--- What is required ---
Leaving out the pictures, retype the lines from the beginning of the listing through the line containing "0.8, 0.8, 0.8];".

--- Given information ---
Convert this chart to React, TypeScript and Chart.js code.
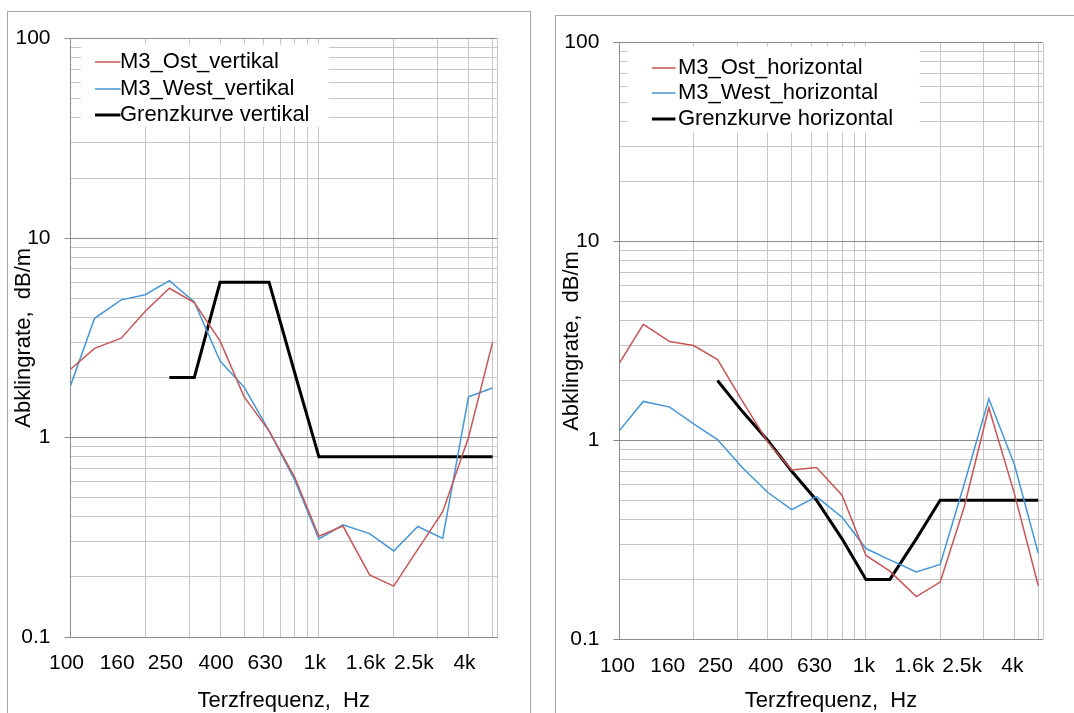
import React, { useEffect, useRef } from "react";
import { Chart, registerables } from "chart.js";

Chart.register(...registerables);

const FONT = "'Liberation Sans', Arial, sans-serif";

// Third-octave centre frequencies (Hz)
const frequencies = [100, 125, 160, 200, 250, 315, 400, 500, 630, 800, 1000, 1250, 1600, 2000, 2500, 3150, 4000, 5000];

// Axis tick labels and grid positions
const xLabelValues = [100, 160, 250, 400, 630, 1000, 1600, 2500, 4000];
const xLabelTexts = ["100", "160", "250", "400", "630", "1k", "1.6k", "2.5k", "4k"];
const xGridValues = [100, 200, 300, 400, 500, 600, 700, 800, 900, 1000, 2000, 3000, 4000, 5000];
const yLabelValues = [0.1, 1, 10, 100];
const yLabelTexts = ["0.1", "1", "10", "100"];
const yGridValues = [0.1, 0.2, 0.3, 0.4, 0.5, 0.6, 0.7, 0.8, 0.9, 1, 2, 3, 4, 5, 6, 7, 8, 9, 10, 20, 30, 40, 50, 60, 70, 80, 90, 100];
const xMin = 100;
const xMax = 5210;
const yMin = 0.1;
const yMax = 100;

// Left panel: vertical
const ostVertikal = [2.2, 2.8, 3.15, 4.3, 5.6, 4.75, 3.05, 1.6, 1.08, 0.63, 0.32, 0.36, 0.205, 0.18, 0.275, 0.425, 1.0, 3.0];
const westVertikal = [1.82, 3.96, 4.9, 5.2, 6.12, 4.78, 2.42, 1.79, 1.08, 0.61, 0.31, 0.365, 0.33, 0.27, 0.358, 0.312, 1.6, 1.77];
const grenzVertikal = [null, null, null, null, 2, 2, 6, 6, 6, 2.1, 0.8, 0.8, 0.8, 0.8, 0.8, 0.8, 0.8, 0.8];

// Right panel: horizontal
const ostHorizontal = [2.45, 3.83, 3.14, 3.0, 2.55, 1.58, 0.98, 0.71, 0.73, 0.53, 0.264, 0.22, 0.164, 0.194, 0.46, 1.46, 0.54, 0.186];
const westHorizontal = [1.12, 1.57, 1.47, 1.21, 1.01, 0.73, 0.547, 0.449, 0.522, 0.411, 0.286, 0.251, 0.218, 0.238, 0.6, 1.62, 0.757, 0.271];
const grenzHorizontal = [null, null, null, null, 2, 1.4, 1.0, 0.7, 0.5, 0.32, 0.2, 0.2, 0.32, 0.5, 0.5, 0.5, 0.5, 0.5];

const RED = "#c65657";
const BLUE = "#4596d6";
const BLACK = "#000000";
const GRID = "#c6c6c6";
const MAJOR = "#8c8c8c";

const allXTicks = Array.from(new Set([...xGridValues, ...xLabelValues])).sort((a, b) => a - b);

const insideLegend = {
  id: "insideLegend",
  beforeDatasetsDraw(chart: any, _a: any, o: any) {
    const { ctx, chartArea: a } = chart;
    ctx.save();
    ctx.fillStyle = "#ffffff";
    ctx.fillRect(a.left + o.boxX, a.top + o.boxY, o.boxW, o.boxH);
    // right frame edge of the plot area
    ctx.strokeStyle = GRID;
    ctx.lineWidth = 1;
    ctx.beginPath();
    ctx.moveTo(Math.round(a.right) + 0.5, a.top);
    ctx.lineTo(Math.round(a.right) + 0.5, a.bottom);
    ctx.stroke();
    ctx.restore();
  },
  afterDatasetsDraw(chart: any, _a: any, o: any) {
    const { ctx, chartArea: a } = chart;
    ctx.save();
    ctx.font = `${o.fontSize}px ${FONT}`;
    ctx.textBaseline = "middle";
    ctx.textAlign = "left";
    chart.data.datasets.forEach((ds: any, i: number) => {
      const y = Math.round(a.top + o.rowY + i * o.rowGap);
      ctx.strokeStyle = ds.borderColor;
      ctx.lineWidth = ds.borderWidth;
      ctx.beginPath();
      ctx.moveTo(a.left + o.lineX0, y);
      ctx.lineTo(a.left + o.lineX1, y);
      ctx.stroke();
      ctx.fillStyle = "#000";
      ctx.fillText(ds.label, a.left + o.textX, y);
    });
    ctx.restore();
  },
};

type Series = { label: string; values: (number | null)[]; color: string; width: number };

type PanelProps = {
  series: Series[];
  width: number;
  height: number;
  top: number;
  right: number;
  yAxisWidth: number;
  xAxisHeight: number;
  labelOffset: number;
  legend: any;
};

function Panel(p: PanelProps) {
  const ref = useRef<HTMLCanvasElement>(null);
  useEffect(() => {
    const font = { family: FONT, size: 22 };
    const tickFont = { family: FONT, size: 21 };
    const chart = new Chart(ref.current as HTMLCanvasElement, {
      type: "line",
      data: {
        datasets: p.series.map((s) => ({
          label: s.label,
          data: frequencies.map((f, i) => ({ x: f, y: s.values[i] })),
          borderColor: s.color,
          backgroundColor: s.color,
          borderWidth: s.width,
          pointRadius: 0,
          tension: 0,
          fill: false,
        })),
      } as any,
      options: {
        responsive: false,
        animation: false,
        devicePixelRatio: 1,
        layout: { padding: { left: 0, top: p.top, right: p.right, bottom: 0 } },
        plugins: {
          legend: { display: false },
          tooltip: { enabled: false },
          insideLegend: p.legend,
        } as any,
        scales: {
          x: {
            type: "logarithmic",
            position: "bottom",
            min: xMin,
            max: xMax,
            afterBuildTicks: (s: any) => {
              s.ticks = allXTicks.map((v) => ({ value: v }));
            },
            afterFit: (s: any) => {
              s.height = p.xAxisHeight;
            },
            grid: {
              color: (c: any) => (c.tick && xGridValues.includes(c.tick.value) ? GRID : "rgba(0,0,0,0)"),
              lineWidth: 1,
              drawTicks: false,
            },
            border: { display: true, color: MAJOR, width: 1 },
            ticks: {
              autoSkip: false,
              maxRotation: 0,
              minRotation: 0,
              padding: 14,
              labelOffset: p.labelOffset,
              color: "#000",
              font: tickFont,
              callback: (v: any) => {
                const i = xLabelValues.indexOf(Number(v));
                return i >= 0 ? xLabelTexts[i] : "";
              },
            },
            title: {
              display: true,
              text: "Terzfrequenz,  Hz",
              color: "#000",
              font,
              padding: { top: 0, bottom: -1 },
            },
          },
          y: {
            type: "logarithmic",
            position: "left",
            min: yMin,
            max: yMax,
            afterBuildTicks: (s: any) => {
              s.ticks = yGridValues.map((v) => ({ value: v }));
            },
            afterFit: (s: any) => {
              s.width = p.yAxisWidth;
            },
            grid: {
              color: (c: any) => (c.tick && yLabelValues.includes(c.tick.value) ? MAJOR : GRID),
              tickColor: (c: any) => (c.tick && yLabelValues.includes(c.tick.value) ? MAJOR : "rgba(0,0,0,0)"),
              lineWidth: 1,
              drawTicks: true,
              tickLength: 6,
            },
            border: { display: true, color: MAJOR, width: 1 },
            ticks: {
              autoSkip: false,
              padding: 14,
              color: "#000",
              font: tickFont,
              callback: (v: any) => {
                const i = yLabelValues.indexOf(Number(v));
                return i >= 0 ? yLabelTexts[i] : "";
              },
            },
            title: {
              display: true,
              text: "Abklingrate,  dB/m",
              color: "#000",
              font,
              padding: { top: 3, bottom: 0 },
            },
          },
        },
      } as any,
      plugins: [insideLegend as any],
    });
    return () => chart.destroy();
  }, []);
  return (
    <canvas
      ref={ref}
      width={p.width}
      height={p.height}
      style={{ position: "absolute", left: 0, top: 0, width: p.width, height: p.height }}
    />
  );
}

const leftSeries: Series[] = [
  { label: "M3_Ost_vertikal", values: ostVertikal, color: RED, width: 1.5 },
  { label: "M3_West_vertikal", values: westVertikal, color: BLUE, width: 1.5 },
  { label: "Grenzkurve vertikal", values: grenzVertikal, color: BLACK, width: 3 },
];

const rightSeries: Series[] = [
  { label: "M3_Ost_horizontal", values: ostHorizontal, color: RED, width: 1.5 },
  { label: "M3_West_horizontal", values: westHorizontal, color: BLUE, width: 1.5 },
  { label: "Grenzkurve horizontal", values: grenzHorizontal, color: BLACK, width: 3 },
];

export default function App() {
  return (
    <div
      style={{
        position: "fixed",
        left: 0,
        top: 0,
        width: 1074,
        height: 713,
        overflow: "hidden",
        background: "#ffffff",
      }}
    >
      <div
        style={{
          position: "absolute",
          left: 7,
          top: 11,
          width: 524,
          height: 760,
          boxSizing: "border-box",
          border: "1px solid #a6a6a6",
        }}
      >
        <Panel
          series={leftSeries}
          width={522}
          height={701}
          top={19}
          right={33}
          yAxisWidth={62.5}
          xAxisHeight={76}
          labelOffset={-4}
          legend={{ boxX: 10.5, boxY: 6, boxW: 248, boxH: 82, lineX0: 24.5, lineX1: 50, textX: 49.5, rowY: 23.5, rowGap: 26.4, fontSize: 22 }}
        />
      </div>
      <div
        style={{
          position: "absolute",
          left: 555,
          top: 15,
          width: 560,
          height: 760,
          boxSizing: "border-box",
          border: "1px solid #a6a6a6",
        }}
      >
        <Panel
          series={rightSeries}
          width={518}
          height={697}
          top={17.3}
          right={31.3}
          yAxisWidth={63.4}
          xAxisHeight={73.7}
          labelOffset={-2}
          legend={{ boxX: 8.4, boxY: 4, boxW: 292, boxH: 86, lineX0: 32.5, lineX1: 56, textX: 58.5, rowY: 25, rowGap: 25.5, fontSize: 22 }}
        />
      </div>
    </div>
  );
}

--- Worked answer ---
Convert this chart to React, TypeScript and Chart.js code.
import React, { useEffect, useRef } from "react";
import { Chart, registerables } from "chart.js";

Chart.register(...registerables);

const FONT = "'Liberation Sans', Arial, sans-serif";

// Third-octave centre frequencies (Hz)
const frequencies = [100, 125, 160, 200, 250, 315, 400, 500, 630, 800, 1000, 1250, 1600, 2000, 2500, 3150, 4000, 5000];

// Axis tick labels and grid positions
const xLabelValues = [100, 160, 250, 400, 630, 1000, 1600, 2500, 4000];
const xLabelTexts = ["100", "160", "250", "400", "630", "1k", "1.6k", "2.5k", "4k"];
const xGridValues = [100, 200, 300, 400, 500, 600, 700, 800, 900, 1000, 2000, 3000, 4000, 5000];
const yLabelValues = [0.1, 1, 10, 100];
const yLabelTexts = ["0.1", "1", "10", "100"];
const yGridValues = [0.1, 0.2, 0.3, 0.4, 0.5, 0.6, 0.7, 0.8, 0.9, 1, 2, 3, 4, 5, 6, 7, 8, 9, 10, 20, 30, 40, 50, 60, 70, 80, 90, 100];
const xMin = 100;
const xMax = 5210;
const yMin = 0.1;
const yMax = 100;

// Left panel: vertical
const ostVertikal = [2.2, 2.8, 3.15, 4.3, 5.6, 4.75, 3.05, 1.6, 1.08, 0.63, 0.32, 0.36, 0.205, 0.18, 0.275, 0.425, 1.0, 3.0];
const westVertikal = [1.82, 3.96, 4.9, 5.2, 6.12, 4.78, 2.42, 1.79, 1.08, 0.61, 0.31, 0.365, 0.33, 0.27, 0.358, 0.312, 1.6, 1.77];
const grenzVertikal = [null, null, null, null, 2, 2, 6, 6, 6, 2.1, 0.8, 0.8, 0.8, 0.8, 0.8, 0.8, 0.8, 0.8];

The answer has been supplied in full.